▶ To be done
Nothing after the line with "var yTicks = [6,8,10,12,14,16,18,20,22,24,26];" belongs in the copy; extract the lines below from the top through that line, pictures left out.

▶ Material
______

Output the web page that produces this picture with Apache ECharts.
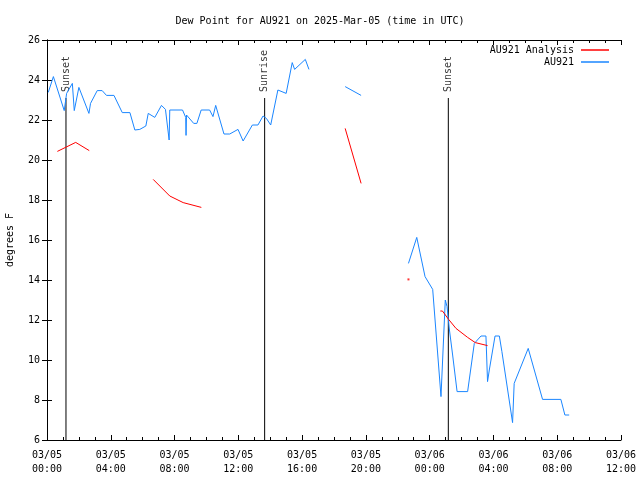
<!DOCTYPE html>
<html>
<head>
<meta charset="utf-8">
<script src="https://cdn.jsdelivr.net/npm/echarts@6/dist/echarts.min.js"></script>
<style>html,body{margin:0;padding:0;background:#fff}#c{width:640px;height:480px}</style>
</head>
<body>
<div id="c"></div>
<script>
// hours since 2025-03-05 00:00 UTC, dew point (F); null y = gap
var au921Hours = [0.08,0.4,1.08,1.23,1.59,1.71,2.0,2.63,2.73,3.15,3.46,3.73,4.2,4.72,5.2,5.51,5.82,6.2,6.35,6.76,7.18,7.43,7.66,7.7,8.5,8.7,8.72,8.75,9.2,9.4,9.67,10.2,10.41,10.58,11.1,11.46,11.98,12.3,12.88,13.23,13.55,13.76,14.03,14.48,15.0,15.38,15.53,16.2,16.43,
  17.5,
  18.7,19.7,
  21.0,
  22.67,23.19,23.71,24.19,24.3,24.71,24.82,24.98,25.09,25.24,25.44,25.72,26.38,26.8,27.22,27.53,27.63,27.74,28.1,28.37,28.53,29.2,29.3,30.18,31.08,32.23,32.48,32.75];
var au921Values = [23.38,24.17,22.47,23.33,23.83,22.47,23.63,22.33,22.83,23.47,23.47,23.23,23.23,22.37,22.37,21.5,21.53,21.7,22.33,22.13,22.73,22.53,21.0,22.5,22.5,22.13,21.23,22.25,21.83,21.83,22.5,22.5,22.17,22.73,21.3,21.3,21.53,20.95,21.75,21.75,22.2,22.08,21.75,23.5,23.33,24.87,24.53,25.03,24.53,
  null,
  23.67,23.23,
  null,
  14.83,16.13,14.17,13.53,13.53,8.17,8.17,13.0,12.67,11.5,10.25,8.42,8.42,10.83,11.2,11.2,8.92,9.5,11.2,11.2,10.42,6.87,8.83,10.58,8.03,8.03,7.25,7.25];

var analysisHours = [0.65,1.8,2.65, 4.5, 6.66,7.7,8.54,9.68, 14.0, 18.7,19.7, 22.0, 24.67,24.8,25.19,25.65,26.38,26.86,27.22,27.63];
var analysisValues = [20.43,20.88,20.47, null, 19.03,18.2,17.87,17.63, null, 21.58,18.83, null, 12.45,12.45,12.03,11.58,11.13,10.87,10.8,10.72];
var analysisDotHours = [22.67];
var analysisDotValues = [14.03];

var sunNames = ['Sunset','Sunrise','Sunset'];
var sunHours = [1.19,13.65,25.17];
var sunLineBottom = 6, sunLineTop = 23.1, sunLabelAt = 23.4;

var xTickHours = [0,4,8,12,16,20,24,28,32,36];
var yTicks = [6,8,10,12,14,16,18,20,22,24,26];

function pairs(xs, ys){ var out=[]; for(var i=0;i<xs.length;i++){ out.push([xs[i], ys[i]===null?'-':ys[i]]); } return out; }
function pad(n){ return (n<10?'0':'')+n; }
function xLabel(h){ var d = 5 + Math.floor(h/24); var hh = h%24; return '03/'+pad(d)+'\n'+pad(hh)+':00'; }

var mono = 'DejaVu Sans Mono';
var sunLines = [];
for (var i=0;i<sunHours.length;i++){
  sunLines.push({
    type:'line', silent:true, showSymbol:false, symbol:'none',
    data:[[sunHours[i],sunLineBottom],[sunHours[i],sunLineTop]],
    lineStyle:{color:'#000',width:1}, z:1
  });
}
var sunLabelData = [];
for (var j=0;j<sunHours.length;j++){ sunLabelData.push({value:[sunHours[j],sunLabelAt], name:sunNames[j]}); }

var chart = echarts.init(document.getElementById('c'), null, {renderer:'canvas'});
chart.setOption({
  animation:false,
  backgroundColor:'#fff',
  title:{text:'Dew Point for AU921 on 2025-Mar-05 (time in UTC)', left:'center', top:11,
    textStyle:{fontFamily:mono, fontSize:10, fontWeight:'normal', color:'#000'}},
  legend:{
    data:[{name:'AU921 Analysis', icon:'rect'},{name:'AU921', icon:'rect'}],
    orient:'vertical', right:26, top:40, align:'right', itemWidth:28, itemHeight:1.5, itemGap:2,
    textStyle:{fontFamily:mono, fontSize:10, color:'#000', padding:[0,2,0,0]},
    selectedMode:false
  },
  grid:{left:47, right:19, top:40, bottom:40, containLabel:false, outerBoundsMode:'none'},
  xAxis:[{
    type:'value', min:xTickHours[0], max:xTickHours[xTickHours.length-1], interval:4,
    axisLine:{show:true, lineStyle:{color:'#000', width:1}},
    axisTick:{show:true, inside:true, length:5, lineStyle:{color:'#000'}},
    minorTick:{show:true, splitNumber:4, length:3, lineStyle:{color:'#000'}},
    splitLine:{show:false},
    axisLabel:{fontFamily:mono, fontSize:10, color:'#000', margin:8, lineHeight:14, formatter:function(v){return xLabel(v);}}
  },{
    type:'value', position:'top', min:xTickHours[0], max:xTickHours[xTickHours.length-1], interval:4,
    axisLine:{show:true, lineStyle:{color:'#000', width:1}},
    axisTick:{show:true, inside:true, length:5, lineStyle:{color:'#000'}},
    minorTick:{show:true, splitNumber:4, length:3, lineStyle:{color:'#000'}},
    splitLine:{show:false}, axisLabel:{show:false}
  }],
  yAxis:[{
    type:'value', min:yTicks[0], max:yTicks[yTicks.length-1], interval:2,
    name:'degrees F', nameLocation:'middle', nameRotate:90, nameGap:32,
    nameTextStyle:{fontFamily:mono, fontSize:10, color:'#000'},
    axisLine:{show:true, lineStyle:{color:'#000', width:1}},
    axisTick:{show:true, inside:true, length:5, lineStyle:{color:'#000'}},
    splitLine:{show:false},
    axisLabel:{fontFamily:mono, fontSize:10, color:'#000', margin:7}
  },{
    type:'value', position:'right', min:yTicks[0], max:yTicks[yTicks.length-1], interval:2,
    axisLine:{show:true, lineStyle:{color:'#000', width:1}},
    axisTick:{show:true, inside:true, length:5, lineStyle:{color:'#000'}},
    splitLine:{show:false}, axisLabel:{show:false}
  }],
  series: sunLines.concat([
    {type:'scatter', silent:true, symbolSize:0, data:sunLabelData, z:3,
     label:{show:true, position:'inside', rotate:90, align:'left', verticalAlign:'middle',
       fontFamily:mono, fontSize:10, color:'#000', formatter:function(p){return p.name;}}},
    {name:'AU921', type:'line', showSymbol:false, symbol:'none', connectNulls:false,
     data:pairs(au921Hours, au921Values), color:'#1a86ff', lineStyle:{color:'#1a86ff', width:1}, z:4},
    {name:'AU921 Analysis', type:'line', showSymbol:false, symbol:'none', connectNulls:false,
     data:pairs(analysisHours, analysisValues), color:'#ff0000', lineStyle:{color:'#ff0000', width:1}, z:5},
    {name:'AU921 Analysis dot', type:'scatter', symbol:'rect', symbolSize:2,
     data:pairs(analysisDotHours, analysisDotValues), itemStyle:{color:'#ff0000'}, z:5}
  ])
});
</script>
</body>
</html>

______

▶ Response
Output the web page that produces this picture with Apache ECharts.
<!DOCTYPE html>
<html>
<head>
<meta charset="utf-8">
<script src="https://cdn.jsdelivr.net/npm/echarts@6/dist/echarts.min.js"></script>
<style>html,body{margin:0;padding:0;background:#fff}#c{width:640px;height:480px}</style>
</head>
<body>
<div id="c"></div>
<script>
// hours since 2025-03-05 00:00 UTC, dew point (F); null y = gap
var au921Hours = [0.08,0.4,1.08,1.23,1.59,1.71,2.0,2.63,2.73,3.15,3.46,3.73,4.2,4.72,5.2,5.51,5.82,6.2,6.35,6.76,7.18,7.43,7.66,7.7,8.5,8.7,8.72,8.75,9.2,9.4,9.67,10.2,10.41,10.58,11.1,11.46,11.98,12.3,12.88,13.23,13.55,13.76,14.03,14.48,15.0,15.38,15.53,16.2,16.43,
  17.5,
  18.7,19.7,
  21.0,
  22.67,23.19,23.71,24.19,24.3,24.71,24.82,24.98,25.09,25.24,25.44,25.72,26.38,26.8,27.22,27.53,27.63,27.74,28.1,28.37,28.53,29.2,29.3,30.18,31.08,32.23,32.48,32.75];
var au921Values = [23.38,24.17,22.47,23.33,23.83,22.47,23.63,22.33,22.83,23.47,23.47,23.23,23.23,22.37,22.37,21.5,21.53,21.7,22.33,22.13,22.73,22.53,21.0,22.5,22.5,22.13,21.23,22.25,21.83,21.83,22.5,22.5,22.17,22.73,21.3,21.3,21.53,20.95,21.75,21.75,22.2,22.08,21.75,23.5,23.33,24.87,24.53,25.03,24.53,
  null,
  23.67,23.23,
  null,
  14.83,16.13,14.17,13.53,13.53,8.17,8.17,13.0,12.67,11.5,10.25,8.42,8.42,10.83,11.2,11.2,8.92,9.5,11.2,11.2,10.42,6.87,8.83,10.58,8.03,8.03,7.25,7.25];

var analysisHours = [0.65,1.8,2.65, 4.5, 6.66,7.7,8.54,9.68, 14.0, 18.7,19.7, 22.0, 24.67,24.8,25.19,25.65,26.38,26.86,27.22,27.63];
var analysisValues = [20.43,20.88,20.47, null, 19.03,18.2,17.87,17.63, null, 21.58,18.83, null, 12.45,12.45,12.03,11.58,11.13,10.87,10.8,10.72];
var analysisDotHours = [22.67];
var analysisDotValues = [14.03];

var sunNames = ['Sunset','Sunrise','Sunset'];
var sunHours = [1.19,13.65,25.17];
var sunLineBottom = 6, sunLineTop = 23.1, sunLabelAt = 23.4;

var xTickHours = [0,4,8,12,16,20,24,28,32,36];
var yTicks = [6,8,10,12,14,16,18,20,22,24,26];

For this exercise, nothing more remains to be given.